## [Exercise requirements]
Determine the number of lines where "this" occurs and reply with that number by itself.

## [Records shown]
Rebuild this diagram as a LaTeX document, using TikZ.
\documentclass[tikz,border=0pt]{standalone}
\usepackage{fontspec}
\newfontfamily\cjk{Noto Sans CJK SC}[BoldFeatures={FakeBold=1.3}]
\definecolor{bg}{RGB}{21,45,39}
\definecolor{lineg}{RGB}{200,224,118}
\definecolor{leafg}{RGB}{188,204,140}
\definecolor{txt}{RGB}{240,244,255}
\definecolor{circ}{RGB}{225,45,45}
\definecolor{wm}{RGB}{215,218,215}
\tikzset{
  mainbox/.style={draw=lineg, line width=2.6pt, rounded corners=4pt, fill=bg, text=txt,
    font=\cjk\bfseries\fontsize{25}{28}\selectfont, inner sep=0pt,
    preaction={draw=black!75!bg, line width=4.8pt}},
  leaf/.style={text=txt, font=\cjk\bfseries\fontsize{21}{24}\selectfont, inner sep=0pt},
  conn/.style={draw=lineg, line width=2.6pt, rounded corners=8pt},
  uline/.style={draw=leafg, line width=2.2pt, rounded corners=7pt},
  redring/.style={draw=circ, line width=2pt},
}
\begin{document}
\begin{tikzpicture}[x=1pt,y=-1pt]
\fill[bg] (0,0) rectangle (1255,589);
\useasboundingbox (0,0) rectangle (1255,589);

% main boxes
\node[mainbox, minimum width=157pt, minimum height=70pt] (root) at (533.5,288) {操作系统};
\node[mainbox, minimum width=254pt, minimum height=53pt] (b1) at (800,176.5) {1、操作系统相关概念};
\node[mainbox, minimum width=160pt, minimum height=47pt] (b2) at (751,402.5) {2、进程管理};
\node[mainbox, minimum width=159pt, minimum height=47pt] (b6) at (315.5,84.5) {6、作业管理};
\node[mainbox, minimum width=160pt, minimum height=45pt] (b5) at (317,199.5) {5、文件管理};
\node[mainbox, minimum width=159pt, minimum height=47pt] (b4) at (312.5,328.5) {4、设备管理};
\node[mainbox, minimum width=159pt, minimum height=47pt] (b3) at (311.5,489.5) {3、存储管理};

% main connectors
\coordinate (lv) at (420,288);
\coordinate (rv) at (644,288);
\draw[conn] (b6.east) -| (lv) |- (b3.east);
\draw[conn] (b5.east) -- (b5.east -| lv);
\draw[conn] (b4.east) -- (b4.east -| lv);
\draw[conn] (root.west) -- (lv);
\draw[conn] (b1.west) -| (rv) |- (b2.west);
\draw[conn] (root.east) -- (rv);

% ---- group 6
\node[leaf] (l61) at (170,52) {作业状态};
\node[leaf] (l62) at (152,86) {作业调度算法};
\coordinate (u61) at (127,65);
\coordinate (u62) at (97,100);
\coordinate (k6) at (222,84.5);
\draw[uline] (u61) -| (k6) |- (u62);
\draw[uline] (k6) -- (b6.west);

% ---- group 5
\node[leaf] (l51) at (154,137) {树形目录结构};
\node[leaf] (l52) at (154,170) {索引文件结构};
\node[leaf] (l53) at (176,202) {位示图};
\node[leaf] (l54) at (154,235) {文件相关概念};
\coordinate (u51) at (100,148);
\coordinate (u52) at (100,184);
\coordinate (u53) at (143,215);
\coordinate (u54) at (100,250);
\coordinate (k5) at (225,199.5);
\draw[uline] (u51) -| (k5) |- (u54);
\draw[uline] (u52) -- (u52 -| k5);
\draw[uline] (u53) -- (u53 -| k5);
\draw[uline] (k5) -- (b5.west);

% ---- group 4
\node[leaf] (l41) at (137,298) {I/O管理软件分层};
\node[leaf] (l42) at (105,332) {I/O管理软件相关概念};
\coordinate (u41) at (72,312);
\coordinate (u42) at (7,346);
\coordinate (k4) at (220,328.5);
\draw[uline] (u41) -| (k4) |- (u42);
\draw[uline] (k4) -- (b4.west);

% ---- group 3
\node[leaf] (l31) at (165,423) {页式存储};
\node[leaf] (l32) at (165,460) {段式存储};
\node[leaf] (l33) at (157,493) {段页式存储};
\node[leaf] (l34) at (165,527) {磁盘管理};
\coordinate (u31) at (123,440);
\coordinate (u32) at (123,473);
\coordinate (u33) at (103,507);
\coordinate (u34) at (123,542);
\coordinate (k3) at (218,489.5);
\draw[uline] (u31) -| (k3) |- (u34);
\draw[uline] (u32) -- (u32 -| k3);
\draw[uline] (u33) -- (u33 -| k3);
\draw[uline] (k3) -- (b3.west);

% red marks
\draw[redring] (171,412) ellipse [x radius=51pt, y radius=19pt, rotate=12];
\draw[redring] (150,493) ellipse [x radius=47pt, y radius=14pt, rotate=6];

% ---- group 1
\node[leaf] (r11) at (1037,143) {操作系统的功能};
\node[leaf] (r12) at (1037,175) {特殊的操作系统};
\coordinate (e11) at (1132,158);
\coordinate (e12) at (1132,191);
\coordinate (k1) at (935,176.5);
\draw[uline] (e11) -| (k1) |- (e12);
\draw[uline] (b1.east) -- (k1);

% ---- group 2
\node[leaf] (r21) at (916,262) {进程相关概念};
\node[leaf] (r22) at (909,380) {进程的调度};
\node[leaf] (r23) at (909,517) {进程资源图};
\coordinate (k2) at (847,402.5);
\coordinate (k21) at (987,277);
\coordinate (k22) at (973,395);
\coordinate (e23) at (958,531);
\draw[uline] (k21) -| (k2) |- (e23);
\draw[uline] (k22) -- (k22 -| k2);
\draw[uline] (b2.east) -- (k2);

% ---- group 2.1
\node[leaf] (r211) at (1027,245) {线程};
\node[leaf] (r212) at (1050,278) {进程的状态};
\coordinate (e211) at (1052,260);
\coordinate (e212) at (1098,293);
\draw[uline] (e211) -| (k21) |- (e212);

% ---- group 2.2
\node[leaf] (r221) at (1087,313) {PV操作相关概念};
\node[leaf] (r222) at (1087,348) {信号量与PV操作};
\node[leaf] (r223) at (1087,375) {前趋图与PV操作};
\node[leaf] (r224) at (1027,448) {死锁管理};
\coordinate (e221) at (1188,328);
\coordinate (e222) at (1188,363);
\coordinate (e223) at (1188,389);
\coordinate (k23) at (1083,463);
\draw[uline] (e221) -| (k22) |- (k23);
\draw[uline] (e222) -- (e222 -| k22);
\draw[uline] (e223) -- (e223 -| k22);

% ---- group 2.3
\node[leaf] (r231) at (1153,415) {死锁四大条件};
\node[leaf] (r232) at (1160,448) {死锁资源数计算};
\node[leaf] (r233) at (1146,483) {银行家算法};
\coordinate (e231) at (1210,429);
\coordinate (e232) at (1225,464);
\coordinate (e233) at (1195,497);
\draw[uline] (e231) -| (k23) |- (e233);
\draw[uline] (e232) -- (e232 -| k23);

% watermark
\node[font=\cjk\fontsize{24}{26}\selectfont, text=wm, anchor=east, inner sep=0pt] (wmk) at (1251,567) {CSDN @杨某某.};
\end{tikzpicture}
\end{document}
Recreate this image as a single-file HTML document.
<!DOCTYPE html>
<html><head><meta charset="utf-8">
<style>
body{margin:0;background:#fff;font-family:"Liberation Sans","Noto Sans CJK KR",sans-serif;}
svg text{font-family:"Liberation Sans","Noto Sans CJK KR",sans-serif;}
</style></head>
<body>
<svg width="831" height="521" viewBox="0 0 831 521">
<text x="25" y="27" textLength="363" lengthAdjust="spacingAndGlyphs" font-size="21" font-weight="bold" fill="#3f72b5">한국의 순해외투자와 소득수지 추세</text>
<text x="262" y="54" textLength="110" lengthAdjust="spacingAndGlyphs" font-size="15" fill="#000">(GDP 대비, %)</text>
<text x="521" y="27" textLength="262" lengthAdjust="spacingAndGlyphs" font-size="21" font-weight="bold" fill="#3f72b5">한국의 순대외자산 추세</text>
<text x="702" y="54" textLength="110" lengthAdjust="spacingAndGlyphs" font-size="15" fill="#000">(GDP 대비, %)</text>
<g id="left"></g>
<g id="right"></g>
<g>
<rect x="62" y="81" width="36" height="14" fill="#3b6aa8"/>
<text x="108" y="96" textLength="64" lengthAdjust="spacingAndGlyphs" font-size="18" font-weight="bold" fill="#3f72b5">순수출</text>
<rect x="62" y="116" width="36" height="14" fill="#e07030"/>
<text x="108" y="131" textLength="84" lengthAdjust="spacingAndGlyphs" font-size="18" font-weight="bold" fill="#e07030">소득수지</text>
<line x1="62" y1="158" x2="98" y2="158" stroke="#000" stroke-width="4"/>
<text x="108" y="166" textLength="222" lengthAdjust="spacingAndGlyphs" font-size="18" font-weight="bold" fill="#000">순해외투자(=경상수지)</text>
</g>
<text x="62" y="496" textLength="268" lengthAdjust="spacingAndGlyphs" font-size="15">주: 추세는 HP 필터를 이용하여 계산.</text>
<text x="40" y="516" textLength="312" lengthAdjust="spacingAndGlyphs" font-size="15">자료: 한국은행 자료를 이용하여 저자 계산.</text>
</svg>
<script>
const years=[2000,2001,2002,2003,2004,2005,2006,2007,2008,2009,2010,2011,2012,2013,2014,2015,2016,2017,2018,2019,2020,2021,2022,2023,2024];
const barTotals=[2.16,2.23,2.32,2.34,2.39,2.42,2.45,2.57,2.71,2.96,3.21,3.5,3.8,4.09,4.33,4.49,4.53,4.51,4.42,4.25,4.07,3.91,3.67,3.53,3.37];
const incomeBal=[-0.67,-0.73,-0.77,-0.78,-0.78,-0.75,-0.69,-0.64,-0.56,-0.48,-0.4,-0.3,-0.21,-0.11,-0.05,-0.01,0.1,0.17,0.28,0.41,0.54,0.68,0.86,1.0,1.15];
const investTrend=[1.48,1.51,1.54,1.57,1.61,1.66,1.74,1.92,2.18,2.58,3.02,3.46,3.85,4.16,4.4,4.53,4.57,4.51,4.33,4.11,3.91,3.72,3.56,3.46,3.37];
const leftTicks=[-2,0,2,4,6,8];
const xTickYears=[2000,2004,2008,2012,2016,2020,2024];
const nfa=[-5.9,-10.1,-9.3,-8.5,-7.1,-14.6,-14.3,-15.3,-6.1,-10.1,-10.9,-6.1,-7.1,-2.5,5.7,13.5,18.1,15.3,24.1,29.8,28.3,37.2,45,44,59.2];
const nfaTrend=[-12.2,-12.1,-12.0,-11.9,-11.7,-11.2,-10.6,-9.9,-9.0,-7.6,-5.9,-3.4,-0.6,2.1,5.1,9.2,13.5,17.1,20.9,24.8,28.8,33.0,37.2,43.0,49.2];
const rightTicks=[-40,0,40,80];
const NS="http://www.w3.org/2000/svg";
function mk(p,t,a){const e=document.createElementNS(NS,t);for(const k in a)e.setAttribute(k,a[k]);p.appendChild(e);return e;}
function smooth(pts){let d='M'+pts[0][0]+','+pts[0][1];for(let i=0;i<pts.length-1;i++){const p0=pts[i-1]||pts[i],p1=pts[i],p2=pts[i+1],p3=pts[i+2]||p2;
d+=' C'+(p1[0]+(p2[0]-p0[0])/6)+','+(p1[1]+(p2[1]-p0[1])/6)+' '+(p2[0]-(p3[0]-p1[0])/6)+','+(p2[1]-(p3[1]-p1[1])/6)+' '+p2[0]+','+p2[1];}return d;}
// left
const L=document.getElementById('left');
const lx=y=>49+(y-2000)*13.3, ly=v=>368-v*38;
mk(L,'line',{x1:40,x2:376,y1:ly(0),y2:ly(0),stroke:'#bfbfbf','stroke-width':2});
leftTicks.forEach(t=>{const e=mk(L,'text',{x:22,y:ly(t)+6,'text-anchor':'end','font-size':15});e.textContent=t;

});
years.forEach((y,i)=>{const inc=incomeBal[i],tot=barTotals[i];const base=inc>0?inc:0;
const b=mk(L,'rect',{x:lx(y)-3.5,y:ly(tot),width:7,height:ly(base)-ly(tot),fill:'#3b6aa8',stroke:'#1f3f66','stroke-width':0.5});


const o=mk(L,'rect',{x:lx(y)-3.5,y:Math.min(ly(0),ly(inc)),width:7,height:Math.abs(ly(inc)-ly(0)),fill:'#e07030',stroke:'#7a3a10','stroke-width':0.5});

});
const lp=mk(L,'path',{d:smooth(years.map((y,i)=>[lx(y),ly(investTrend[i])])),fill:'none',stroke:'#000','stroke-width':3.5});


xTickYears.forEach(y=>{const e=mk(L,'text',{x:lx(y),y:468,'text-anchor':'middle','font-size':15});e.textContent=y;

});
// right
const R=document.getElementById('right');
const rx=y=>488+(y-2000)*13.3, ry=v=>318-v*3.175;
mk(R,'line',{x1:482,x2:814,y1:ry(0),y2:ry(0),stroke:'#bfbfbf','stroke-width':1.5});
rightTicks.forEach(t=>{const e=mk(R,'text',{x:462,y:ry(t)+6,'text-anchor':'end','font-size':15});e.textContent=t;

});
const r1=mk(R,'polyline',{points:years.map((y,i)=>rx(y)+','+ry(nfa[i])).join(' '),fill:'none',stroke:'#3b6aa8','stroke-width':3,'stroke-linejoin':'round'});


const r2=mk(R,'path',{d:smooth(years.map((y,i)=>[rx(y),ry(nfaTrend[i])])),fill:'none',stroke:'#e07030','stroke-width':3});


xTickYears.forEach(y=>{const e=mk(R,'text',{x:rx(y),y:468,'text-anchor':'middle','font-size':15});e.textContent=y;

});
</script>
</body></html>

## [The completed task]
2